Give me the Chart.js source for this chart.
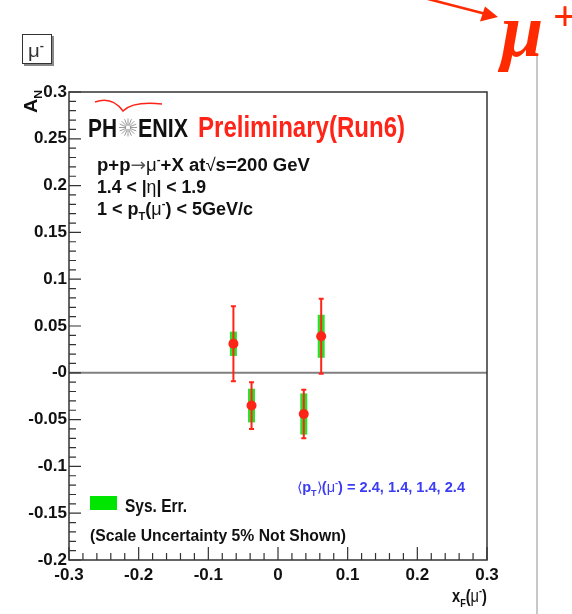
<!DOCTYPE html>
<html>
<head>
<meta charset="utf-8">
<script src="https://cdn.jsdelivr.net/npm/chart.js@4/dist/chart.umd.min.js"></script>
<style>
  html, body { margin: 0; padding: 0; background: #fff; }
  canvas { display: block; }
</style>
</head>
<body>
<canvas id="anChart" width="572" height="614"></canvas>
<script>
// A_N vs x_F for mu-, 4 points
var xF = [-0.064, -0.038, 0.037, 0.062];
var aN = [0.031, -0.035, -0.044, 0.039];
var statErr = [0.040, 0.025, 0.026, 0.040];
var sysErr = [0.013, 0.018, 0.022, 0.023];
var meanPt = [2.4, 1.4, 1.4, 2.4];

var xTickValues = [-0.3, -0.2, -0.1, 0, 0.1, 0.2, 0.3];
var xTickLabels = ['-0.3', '-0.2', '-0.1', '0', '0.1', '0.2', '0.3'];
var yTickValues = [-0.2, -0.15, -0.1, -0.05, 0, 0.05, 0.1, 0.15, 0.2, 0.25, 0.3];
var yTickLabels = ['-0.2', '-0.15', '-0.1', '-0.05', '-0', '0.05', '0.1', '0.15', '0.2', '0.25', '0.3'];

var RED = '#ff2418';
var FONT = "'Liberation Sans', Arial, sans-serif";

// draws a line of text made of pieces (sub/sup), squeezed to a target width
function richText(ctx, x, y, size, color, segs, targetW, weight) {
  weight = weight || 'bold';
  ctx.save();
  ctx.fillStyle = color;
  ctx.textBaseline = 'alphabetic';
  ctx.textAlign = 'left';
  var total = 0;
  segs.forEach(function (s) {
    var sz = (s.sub || s.sup) ? size * 0.62 : size;
    ctx.font = (s.w || weight) + ' ' + sz + 'px ' + (s.f || FONT);
    s._w = ctx.measureText(s.t).width;
    total += s._w;
  });
  var sx = targetW ? targetW / total : 1;
  ctx.translate(x, y);
  ctx.scale(sx, 1);
  var cx = 0;
  segs.forEach(function (s) {
    var sz = (s.sub || s.sup) ? size * 0.62 : size;
    ctx.font = (s.w || weight) + ' ' + sz + 'px ' + (s.f || FONT);
    var dy = s.sup ? -size * 0.42 : (s.sub ? size * 0.3 : 0);
    if (s.dy) dy += s.dy;
    if (s.c) ctx.fillStyle = s.c;
    ctx.fillText(s.t, cx, dy);
    ctx.fillStyle = color;
    cx += s._w;
  });
  ctx.restore();
}

var errorBars = {
  id: 'errorBars',
  beforeDatasetsDraw: function (chart) {
    var ctx = chart.ctx, xs = chart.scales.x, ys = chart.scales.y, a = chart.chartArea;
    ctx.save();
    // zero line
    ctx.strokeStyle = '#808080';
    ctx.lineWidth = 2;
    ctx.beginPath();
    ctx.moveTo(a.left, ys.getPixelForValue(0));
    ctx.lineTo(a.right, ys.getPixelForValue(0));
    ctx.stroke();
    xF.forEach(function (v, i) {
      var px = xs.getPixelForValue(v);
      var t = ys.getPixelForValue(aN[i] + sysErr[i]);
      var b = ys.getPixelForValue(aN[i] - sysErr[i]);
      ctx.fillStyle = '#2ee02e';
      ctx.fillRect(px - 3.5, t, 7, b - t);
      var st = ys.getPixelForValue(aN[i] + statErr[i]);
      var sb = ys.getPixelForValue(aN[i] - statErr[i]);
      ctx.strokeStyle = RED;
      ctx.lineWidth = 2;
      ctx.beginPath();
      ctx.moveTo(px, st); ctx.lineTo(px, sb);
      ctx.moveTo(px - 2.5, st); ctx.lineTo(px + 2.5, st);
      ctx.moveTo(px - 2.5, sb); ctx.lineTo(px + 2.5, sb);
      ctx.stroke();
    });
    ctx.restore();
  },
  afterDraw: function (chart) {
    var ctx = chart.ctx, xs = chart.scales.x, ys = chart.scales.y, a = chart.chartArea;
    ctx.save();
    // frame
    ctx.strokeStyle = '#333';
    ctx.lineWidth = 1.5;
    ctx.strokeRect(a.left, a.top, a.right - a.left, a.bottom - a.top);
    // inward ticks
    ctx.lineWidth = 1.2;
    ctx.beginPath();
    for (var k = -20; k <= 30; k++) {
      var py = ys.getPixelForValue(k / 100);
      var len = (k % 5 === 0) ? 12 : 7;
      ctx.moveTo(a.left, py); ctx.lineTo(a.left + len, py);
    }
    for (var m = -15; m <= 15; m++) {
      var px = xs.getPixelForValue(m / 50);
      var l2 = (m % 5 === 0) ? 13 : 7;
      ctx.moveTo(px, a.bottom); ctx.lineTo(px, a.bottom - l2);
    }
    ctx.stroke();

    // axis titles
    ctx.save();
    ctx.translate(37, 113);
    ctx.rotate(-Math.PI / 2);
    richText(ctx, 0, 0, 18, '#111', [{ t: 'A' }, { t: 'N', sub: true }], 23);
    ctx.restore();
    richText(ctx, 452, 602, 18, '#111',
      [{ t: 'x' }, { t: 'F', sub: true }, { t: '(' }, { t: 'μ', w: 'normal' }, { t: '-', sup: true }, { t: ')' }], 35);

    // mu- box
    ctx.fillStyle = '#888';
    ctx.fillRect(24, 64, 30, 2);
    ctx.fillRect(52, 36, 2, 30);
    ctx.fillStyle = '#fff';
    ctx.fillRect(22, 34, 30, 30);
    ctx.strokeStyle = '#333';
    ctx.lineWidth = 1;
    ctx.strokeRect(22.5, 34.5, 29, 29);
    richText(ctx, 28, 57, 18, '#333', [{ t: 'μ', w: 'normal' }, { t: '-', sup: true }], 16);

    // PHENIX logo
    ctx.strokeStyle = RED;
    ctx.lineWidth = 1.5;
    ctx.beginPath();
    ctx.moveTo(95, 102);
    ctx.quadraticCurveTo(112, 96, 123, 111);
    ctx.quadraticCurveTo(133, 101, 162, 104);
    ctx.stroke();
    richText(ctx, 88, 137, 26, '#111', [{ t: 'PH' }], 29);
    ctx.strokeStyle = '#9a9a9a';
    ctx.lineWidth = 1;
    ctx.beginPath();
    for (var r = 0; r < 16; r++) {
      var ang = r * Math.PI / 8;
      ctx.moveTo(128 + Math.cos(ang) * 2, 127.5 + Math.sin(ang) * 2);
      ctx.lineTo(128 + Math.cos(ang) * 9, 127.5 + Math.sin(ang) * 9);
    }
    ctx.stroke();
    richText(ctx, 138, 137, 26, '#111', [{ t: 'ENIX' }], 50);
    richText(ctx, 198, 137, 29, RED, [{ t: 'Preliminary(Run6)' }], 207);

    // process text
    richText(ctx, 97, 171, 18, '#111',
      [{ t: 'p+p' }, { t: '→', w: 'normal', f: "'DejaVu Sans', sans-serif", c: '#555' }, { t: 'μ', w: 'normal' }, { t: '-', sup: true }, { t: '+X at' }, { t: '√', w: 'normal' }, { t: 's=200 GeV' }], 213);
    richText(ctx, 97, 193, 18, '#111',
      [{ t: '1.4 < |' }, { t: 'η', w: 'normal' }, { t: '| < 1.9' }], 109);
    richText(ctx, 97, 215, 18, '#111',
      [{ t: '1 < p' }, { t: 'T', sub: true }, { t: '(' }, { t: 'μ', w: 'normal' }, { t: '-', sup: true }, { t: ') < 5GeV/c' }], 156);

    // mean pT text
    richText(ctx, 297, 492, 14, '#3c3cf5',
      [{ t: '⟨', w: 'normal' }, { t: 'p' }, { t: 'T', sub: true }, { t: '⟩', w: 'normal' }, { t: '(' }, { t: 'μ', w: 'normal' }, { t: '-', sup: true },
       { t: ') = ' + meanPt.map(function (v) { return v.toFixed(1); }).join(', ') }], 168);

    // legend
    ctx.fillStyle = '#00e600';
    ctx.fillRect(90, 496, 27, 14);
    richText(ctx, 125, 512, 18, '#111', [{ t: 'Sys. Err.' }], 62);
    richText(ctx, 90, 541, 17, '#111', [{ t: '(Scale Uncertainty 5% Not Shown)' }], 256);

    // slide decorations: arrow, mu+, divider
    ctx.strokeStyle = '#c8c8c8';
    ctx.lineWidth = 2;
    ctx.beginPath();
    ctx.moveTo(537, 55); ctx.lineTo(537, 614);
    ctx.stroke();
    ctx.strokeStyle = '#ff2a00';
    ctx.fillStyle = '#ff2a00';
    ctx.lineWidth = 2.5;
    ctx.beginPath();
    ctx.moveTo(428, -1); ctx.lineTo(484, 13.5);
    ctx.stroke();
    ctx.beginPath();
    ctx.moveTo(498, 17); ctx.lineTo(480, 21.5); ctx.lineTo(485, 6.5);
    ctx.closePath();
    ctx.fill();
    ctx.font = 'bold italic 76px "Liberation Serif", "DejaVu Serif", serif';
    ctx.textAlign = 'left';
    ctx.fillText('μ', 501, 56);
    ctx.font = 'bold 42px "Liberation Serif", "DejaVu Serif", serif';
    ctx.fillText('+', 553, 30);
    ctx.restore();
  }
};

var ctx = document.getElementById('anChart').getContext('2d');
var myChart = new Chart(ctx, {
  type: 'scatter',
  data: {
    datasets: [{
      data: xF.map(function (v, i) { return { x: v, y: aN[i] }; }),
      backgroundColor: RED,
      borderWidth: 0,
      pointRadius: 5,
      pointHoverRadius: 5
    }]
  },
  options: {
    responsive: false,
    animation: false,
    layout: { padding: { left: 0, top: 92, right: 85, bottom: 0 } },
    plugins: { legend: { display: false }, tooltip: { enabled: false } },
    scales: {
      x: {
        type: 'linear', min: -0.3, max: 0.3,
        grid: { display: false, drawTicks: false },
        border: { display: false },
        afterBuildTicks: function (s) { s.ticks = xTickValues.map(function (v) { return { value: v }; }); },
        afterFit: function (s) { s.height = 54; },
        ticks: {
          autoSkip: false, maxRotation: 0, padding: 5, color: '#111',
          font: { family: FONT, weight: 'bold', size: 17 },
          callback: function (v, i) { return xTickLabels[i]; }
        }
      },
      y: {
        type: 'linear', min: -0.2, max: 0.3,
        grid: { display: false, drawTicks: false },
        border: { display: false },
        afterBuildTicks: function (s) { s.ticks = yTickValues.map(function (v) { return { value: v }; }); },
        afterFit: function (s) { s.width = 69; },
        ticks: {
          autoSkip: false, padding: 2, color: '#111',
          font: { family: FONT, weight: 'bold', size: 17 },
          callback: function (v, i) { return yTickLabels[i]; }
        }
      }
    }
  },
  plugins: [errorBars]
});
</script>
</body>
</html>
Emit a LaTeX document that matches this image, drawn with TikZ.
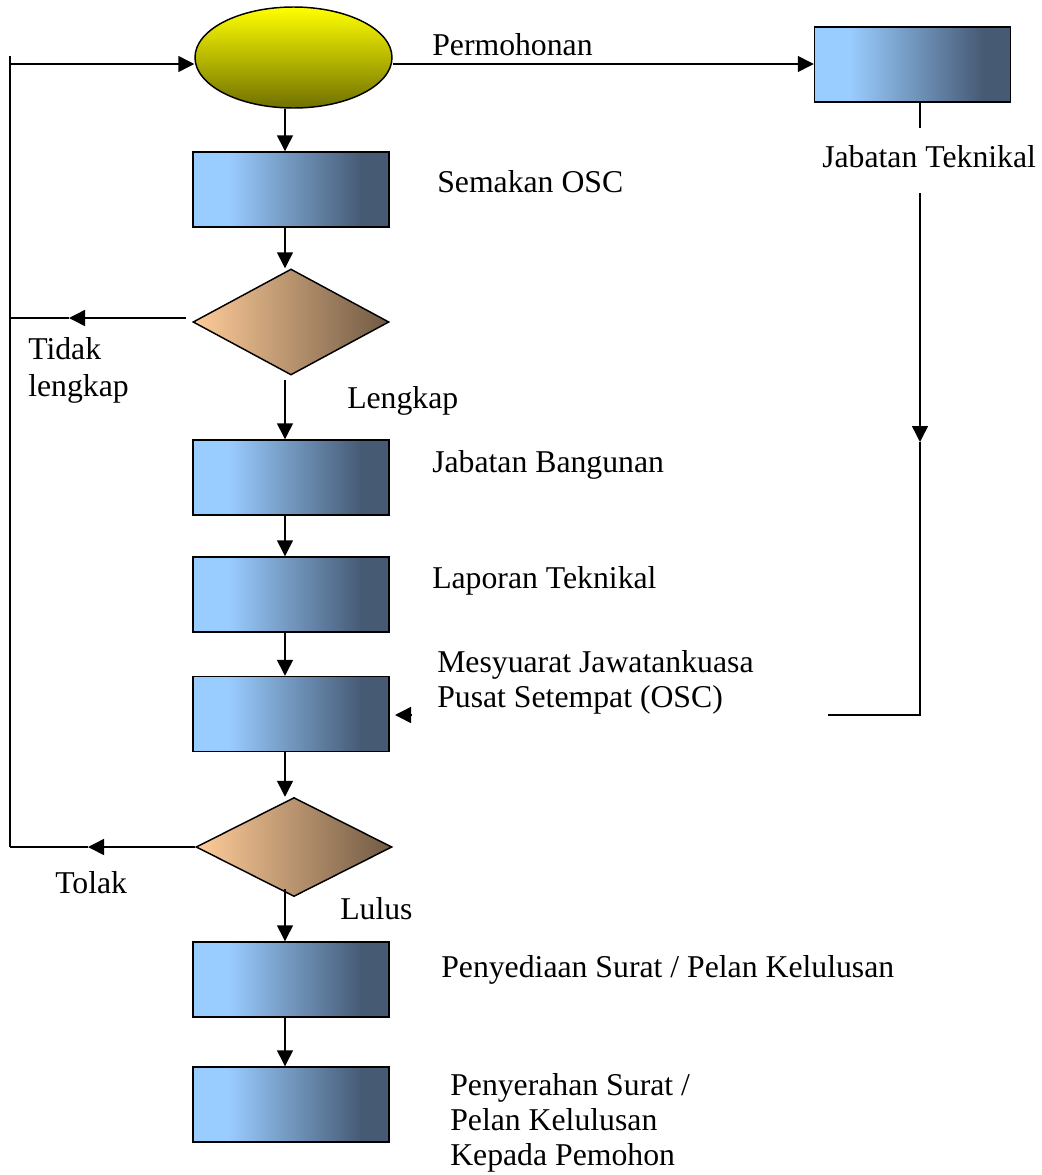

--*--

- WHAT TO WORK ON
Looking at the records above, say how many lines hold the string "document". Write nothing but the number.

- FULL RESPONSE
2